Feb. 8, 2017
Global warming has already increased the risk of major disruptions to Pacific rainfall, according to our research published today in Nature Communications. The risk will continue to rise over coming decades, even if global warming during the 21st century is restricted to 2℃ as agreed by the international community under the Paris Agreement.
In recent times, major disruptions have occurred in 1997-98, when severe drought struck Papua New Guinea, Samoa and the Solomon Islands, and in 2010-11, when rainfall caused widespread flooding in eastern Australia and severe flooding in Samoa, and drought triggered a national emergency in Tuvalu.
These rainfall disruptions are primarily driven by the El Niño/La Niña cycle, a naturally occurring phenomenon centred on the tropical Pacific.

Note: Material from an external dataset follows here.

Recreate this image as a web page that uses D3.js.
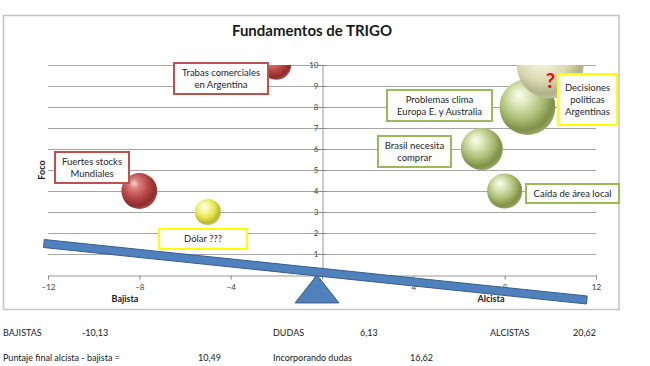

This climate variability can profoundly change rainfall patterns and intensity over the Pacific Ocean from year to year.
Recent research concluded that unabated growth in greenhouse gas emissions over the 21st century will increase the frequency of such disruptions to Pacific rainfall.
But our new research shows even the greenhouse cuts we have agreed to may not be enough to stop the risk of rainfall disruption from growing as the century unfolds.
While changes to the frequency of major changes in Pacific rainfall appear likely in the future, is it possible that humans have already increased the risk of major disruption?
It seems that we have: the frequency of major rainfall disruptions in the climate models had already increased by around 30% relative to pre-industrial times prior to the year 2000.
As the risk of major disruption to Pacific rainfall had already increased by the end of the 20th century, some of the disruption actually witnessed in the real world may have been partially due to the human release of greenhouse gases. The 1982-83 super El Niño event, for example, might have been less severe if global greenhouse emissions had not risen since the Industrial Revolution.